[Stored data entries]
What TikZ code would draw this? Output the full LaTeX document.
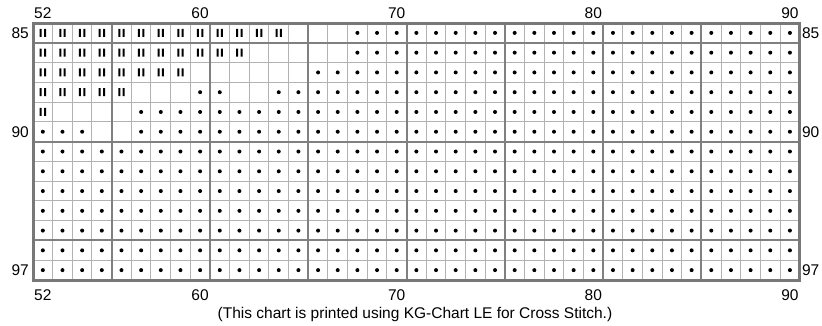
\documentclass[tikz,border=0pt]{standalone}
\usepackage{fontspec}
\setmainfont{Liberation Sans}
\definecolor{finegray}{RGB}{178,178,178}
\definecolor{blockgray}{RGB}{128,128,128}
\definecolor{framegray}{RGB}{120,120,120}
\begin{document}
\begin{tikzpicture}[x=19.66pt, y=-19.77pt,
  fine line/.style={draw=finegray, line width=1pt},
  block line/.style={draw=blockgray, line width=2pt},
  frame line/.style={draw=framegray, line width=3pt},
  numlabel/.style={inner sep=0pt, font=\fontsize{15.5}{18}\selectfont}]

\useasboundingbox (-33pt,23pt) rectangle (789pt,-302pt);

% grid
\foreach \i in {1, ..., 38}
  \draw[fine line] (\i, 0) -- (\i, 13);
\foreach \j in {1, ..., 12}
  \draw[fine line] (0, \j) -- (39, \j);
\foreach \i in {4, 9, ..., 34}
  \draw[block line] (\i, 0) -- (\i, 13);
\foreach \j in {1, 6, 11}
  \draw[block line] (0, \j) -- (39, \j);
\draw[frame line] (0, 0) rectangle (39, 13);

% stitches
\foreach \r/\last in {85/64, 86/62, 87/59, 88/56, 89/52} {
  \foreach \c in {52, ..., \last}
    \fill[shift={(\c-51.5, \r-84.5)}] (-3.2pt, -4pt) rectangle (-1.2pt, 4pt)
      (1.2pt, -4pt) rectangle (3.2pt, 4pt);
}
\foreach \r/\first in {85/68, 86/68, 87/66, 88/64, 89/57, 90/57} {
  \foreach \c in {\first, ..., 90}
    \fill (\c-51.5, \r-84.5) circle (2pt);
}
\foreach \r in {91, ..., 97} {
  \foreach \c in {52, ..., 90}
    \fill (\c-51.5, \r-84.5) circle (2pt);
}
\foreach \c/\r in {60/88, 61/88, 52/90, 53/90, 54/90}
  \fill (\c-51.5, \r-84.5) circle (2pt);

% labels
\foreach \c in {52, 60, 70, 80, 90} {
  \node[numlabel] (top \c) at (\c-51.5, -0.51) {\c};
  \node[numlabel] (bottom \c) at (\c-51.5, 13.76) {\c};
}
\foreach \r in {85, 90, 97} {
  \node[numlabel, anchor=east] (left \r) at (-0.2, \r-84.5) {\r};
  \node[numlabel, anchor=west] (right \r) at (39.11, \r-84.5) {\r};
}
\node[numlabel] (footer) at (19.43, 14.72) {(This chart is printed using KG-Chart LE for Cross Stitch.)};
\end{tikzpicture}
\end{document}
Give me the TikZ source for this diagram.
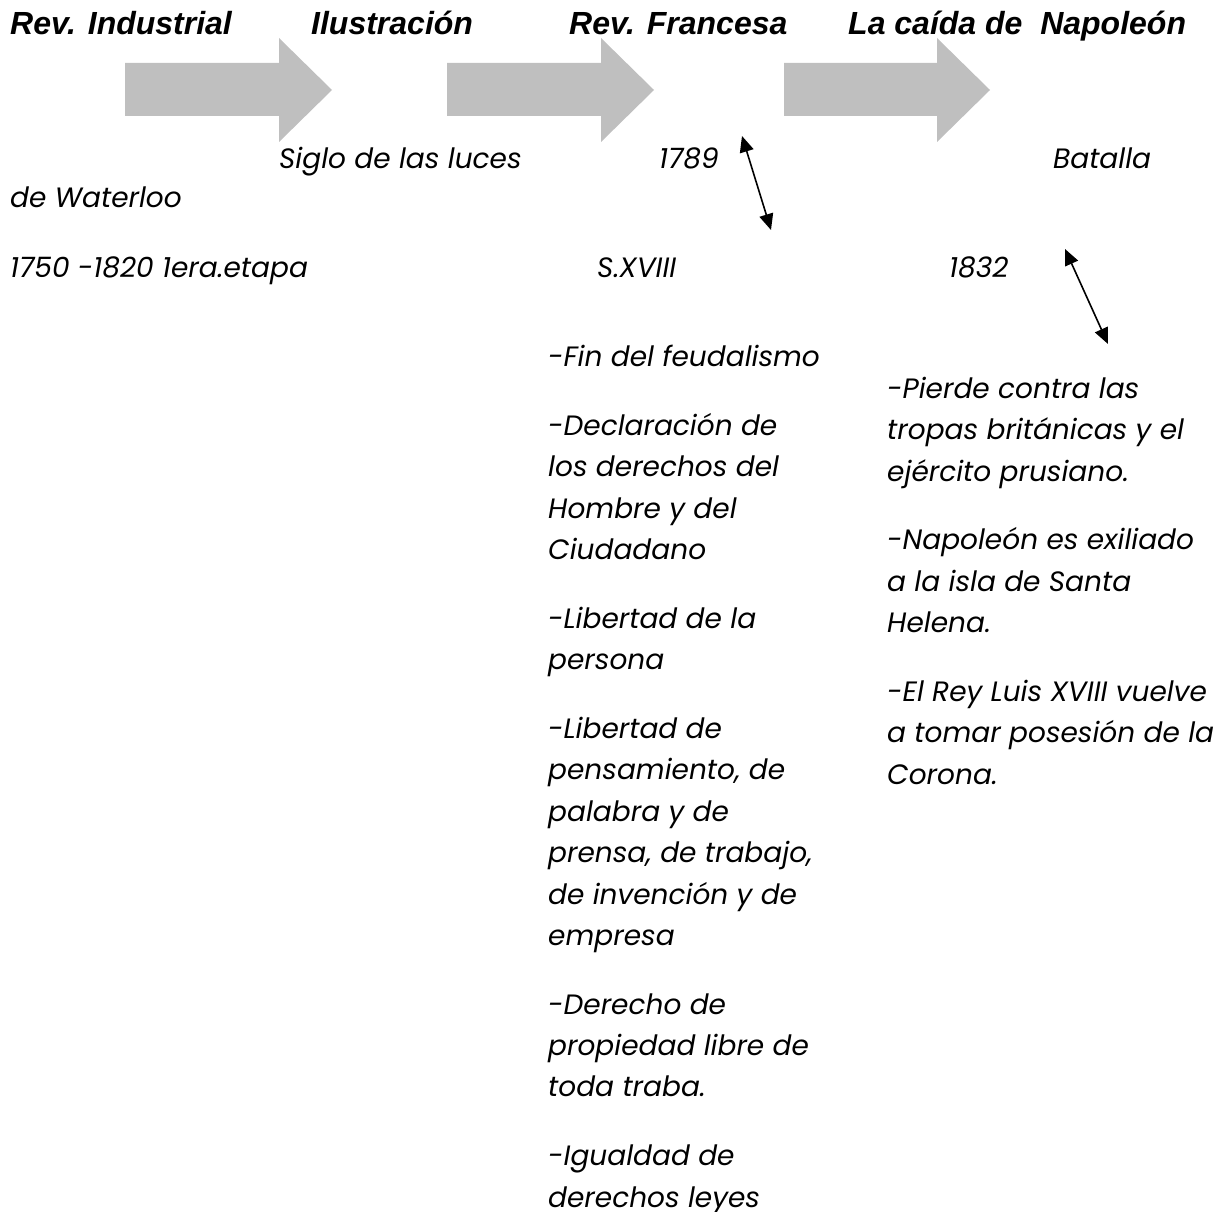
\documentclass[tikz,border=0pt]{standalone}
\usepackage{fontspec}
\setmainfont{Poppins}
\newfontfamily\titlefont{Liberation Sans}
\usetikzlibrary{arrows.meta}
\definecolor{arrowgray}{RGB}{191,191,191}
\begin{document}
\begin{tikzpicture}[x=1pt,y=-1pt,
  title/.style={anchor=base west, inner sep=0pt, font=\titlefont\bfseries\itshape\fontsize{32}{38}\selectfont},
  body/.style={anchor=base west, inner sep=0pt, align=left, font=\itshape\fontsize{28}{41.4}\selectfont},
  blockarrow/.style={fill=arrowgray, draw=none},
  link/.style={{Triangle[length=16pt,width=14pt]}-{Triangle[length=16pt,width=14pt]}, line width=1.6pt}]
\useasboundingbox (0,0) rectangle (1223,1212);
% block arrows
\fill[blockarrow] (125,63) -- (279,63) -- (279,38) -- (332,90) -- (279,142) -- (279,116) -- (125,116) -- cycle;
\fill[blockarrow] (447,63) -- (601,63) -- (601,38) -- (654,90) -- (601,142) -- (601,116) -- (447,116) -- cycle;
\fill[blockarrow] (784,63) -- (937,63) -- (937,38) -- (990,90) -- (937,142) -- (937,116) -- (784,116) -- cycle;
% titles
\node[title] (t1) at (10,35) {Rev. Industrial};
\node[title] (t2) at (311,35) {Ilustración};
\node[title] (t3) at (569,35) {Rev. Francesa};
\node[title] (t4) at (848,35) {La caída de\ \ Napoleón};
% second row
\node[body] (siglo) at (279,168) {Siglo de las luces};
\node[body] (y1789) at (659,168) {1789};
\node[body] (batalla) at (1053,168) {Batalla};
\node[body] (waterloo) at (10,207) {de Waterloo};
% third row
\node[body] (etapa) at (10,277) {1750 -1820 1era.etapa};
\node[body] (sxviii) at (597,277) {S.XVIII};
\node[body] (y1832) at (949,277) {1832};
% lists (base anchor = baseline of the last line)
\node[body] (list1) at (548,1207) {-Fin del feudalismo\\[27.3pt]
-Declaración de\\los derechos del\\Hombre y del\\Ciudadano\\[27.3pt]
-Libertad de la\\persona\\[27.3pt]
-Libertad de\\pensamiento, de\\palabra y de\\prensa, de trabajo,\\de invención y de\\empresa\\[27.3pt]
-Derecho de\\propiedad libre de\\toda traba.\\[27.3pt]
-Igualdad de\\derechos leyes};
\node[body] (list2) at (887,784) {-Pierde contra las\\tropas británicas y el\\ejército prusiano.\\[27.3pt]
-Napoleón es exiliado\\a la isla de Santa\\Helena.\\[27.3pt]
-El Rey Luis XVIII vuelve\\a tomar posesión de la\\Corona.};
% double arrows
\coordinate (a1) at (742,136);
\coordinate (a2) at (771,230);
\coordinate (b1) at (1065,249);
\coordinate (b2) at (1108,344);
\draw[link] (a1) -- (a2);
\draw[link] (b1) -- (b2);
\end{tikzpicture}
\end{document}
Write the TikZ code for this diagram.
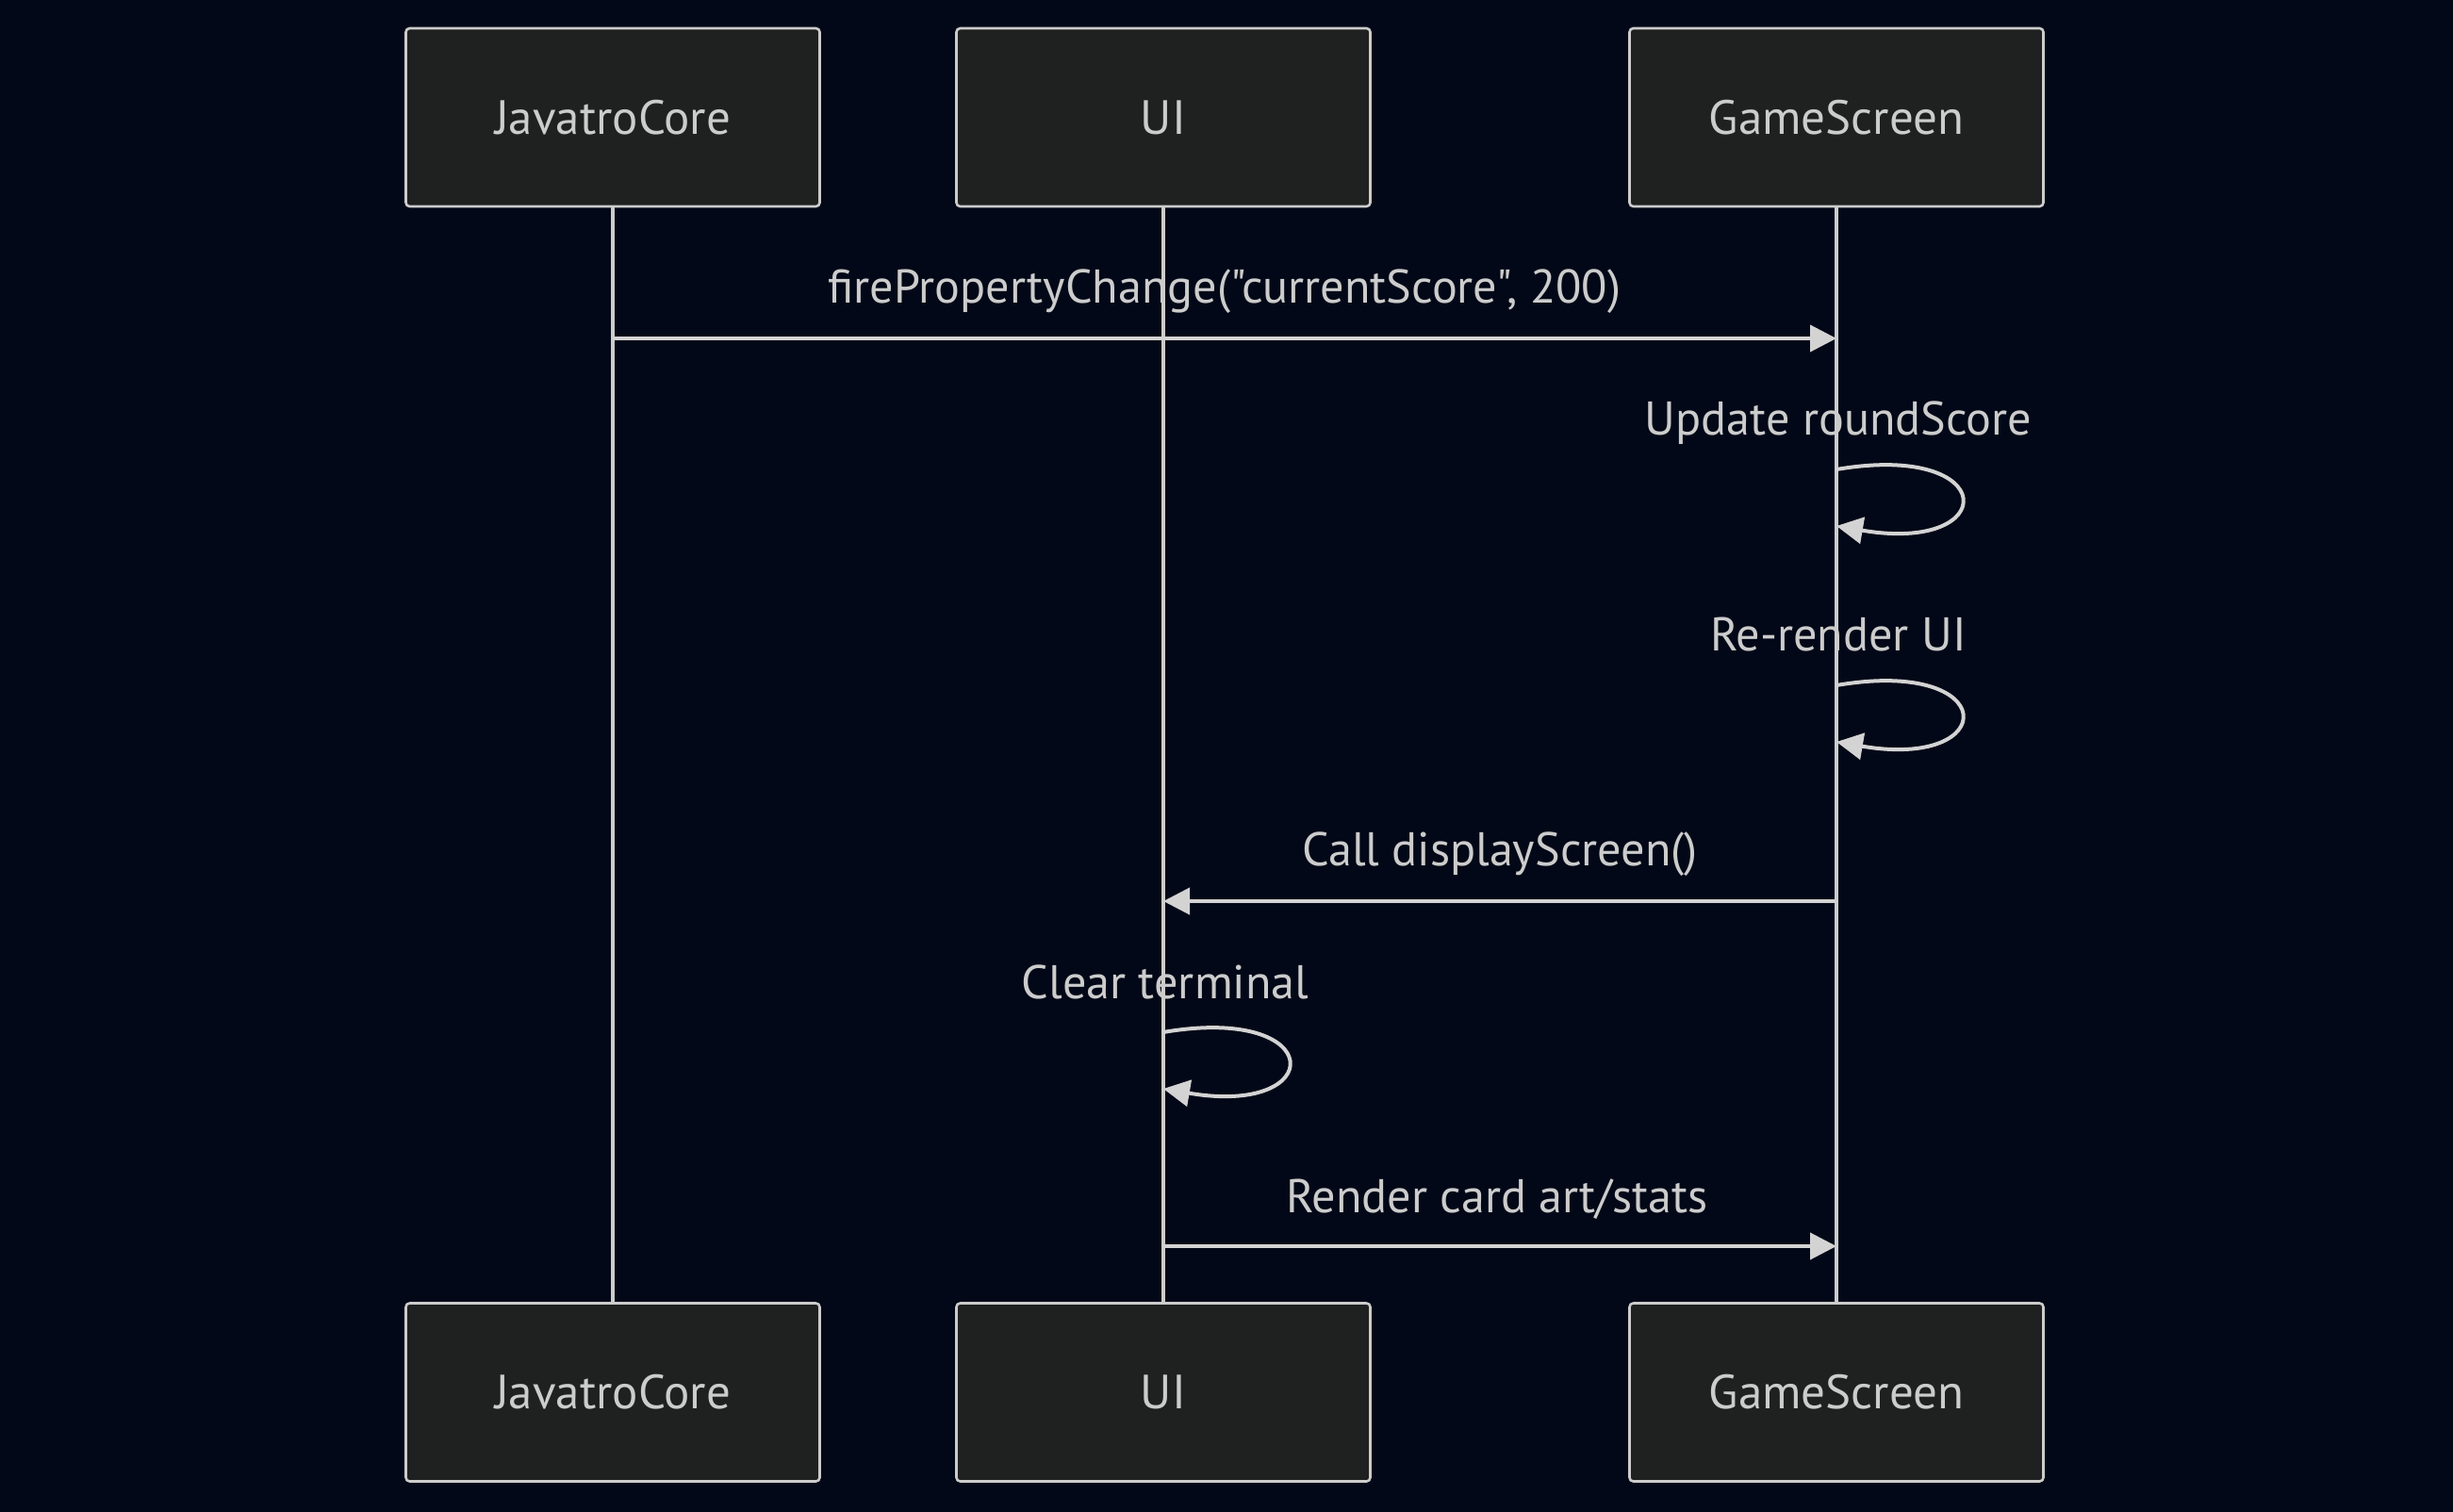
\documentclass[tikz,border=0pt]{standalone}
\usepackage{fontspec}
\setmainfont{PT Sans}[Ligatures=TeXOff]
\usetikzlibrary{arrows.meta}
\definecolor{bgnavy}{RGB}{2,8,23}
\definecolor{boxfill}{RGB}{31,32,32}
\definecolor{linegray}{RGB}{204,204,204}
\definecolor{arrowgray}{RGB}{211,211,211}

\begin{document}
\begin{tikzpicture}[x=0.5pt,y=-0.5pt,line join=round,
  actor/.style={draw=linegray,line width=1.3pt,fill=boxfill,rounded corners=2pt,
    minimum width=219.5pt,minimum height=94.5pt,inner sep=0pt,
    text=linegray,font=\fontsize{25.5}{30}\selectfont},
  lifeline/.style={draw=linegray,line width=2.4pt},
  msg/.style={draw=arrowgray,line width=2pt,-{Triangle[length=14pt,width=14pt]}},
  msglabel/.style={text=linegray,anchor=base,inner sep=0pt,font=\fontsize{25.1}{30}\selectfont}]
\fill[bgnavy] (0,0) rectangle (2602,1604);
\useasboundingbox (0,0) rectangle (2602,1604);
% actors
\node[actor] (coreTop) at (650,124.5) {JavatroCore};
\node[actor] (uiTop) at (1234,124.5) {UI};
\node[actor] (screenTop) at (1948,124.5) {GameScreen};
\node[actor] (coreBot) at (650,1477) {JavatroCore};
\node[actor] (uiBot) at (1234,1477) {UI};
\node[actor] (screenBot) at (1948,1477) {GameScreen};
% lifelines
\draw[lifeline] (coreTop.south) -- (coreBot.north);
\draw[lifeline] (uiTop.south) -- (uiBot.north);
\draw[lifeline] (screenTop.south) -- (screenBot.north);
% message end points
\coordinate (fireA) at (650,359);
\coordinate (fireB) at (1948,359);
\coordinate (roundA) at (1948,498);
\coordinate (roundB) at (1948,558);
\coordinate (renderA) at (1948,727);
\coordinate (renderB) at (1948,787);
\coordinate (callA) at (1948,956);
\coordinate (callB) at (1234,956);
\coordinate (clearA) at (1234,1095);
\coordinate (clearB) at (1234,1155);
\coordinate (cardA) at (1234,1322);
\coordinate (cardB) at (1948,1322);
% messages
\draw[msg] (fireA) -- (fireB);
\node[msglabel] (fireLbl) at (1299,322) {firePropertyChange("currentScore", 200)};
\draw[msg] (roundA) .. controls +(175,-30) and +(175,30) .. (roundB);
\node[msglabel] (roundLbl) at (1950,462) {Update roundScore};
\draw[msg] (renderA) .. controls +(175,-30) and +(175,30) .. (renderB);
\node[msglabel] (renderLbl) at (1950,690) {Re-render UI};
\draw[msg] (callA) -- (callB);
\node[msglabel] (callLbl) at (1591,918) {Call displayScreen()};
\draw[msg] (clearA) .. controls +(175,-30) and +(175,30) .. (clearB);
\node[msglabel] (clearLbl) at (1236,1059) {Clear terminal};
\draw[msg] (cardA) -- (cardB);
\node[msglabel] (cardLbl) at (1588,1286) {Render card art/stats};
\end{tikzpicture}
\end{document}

▸ **PROBLEM REQUIREMENTS**: Only lines belong in the copy: transcribe those from the start of the data through the line that contains "(-33pt,23pt) rectangle (789pt,-302pt);", and skip the pictures.

▸ **EXERCISE SOLUTION**:
What TikZ code would draw this? Output the full LaTeX document.
\documentclass[tikz,border=0pt]{standalone}
\usepackage{fontspec}
\setmainfont{Liberation Sans}
\definecolor{finegray}{RGB}{178,178,178}
\definecolor{blockgray}{RGB}{128,128,128}
\definecolor{framegray}{RGB}{120,120,120}
\begin{document}
\begin{tikzpicture}[x=19.66pt, y=-19.77pt,
  fine line/.style={draw=finegray, line width=1pt},
  block line/.style={draw=blockgray, line width=2pt},
  frame line/.style={draw=framegray, line width=3pt},
  numlabel/.style={inner sep=0pt, font=\fontsize{15.5}{18}\selectfont}]

\useasboundingbox (-33pt,23pt) rectangle (789pt,-302pt);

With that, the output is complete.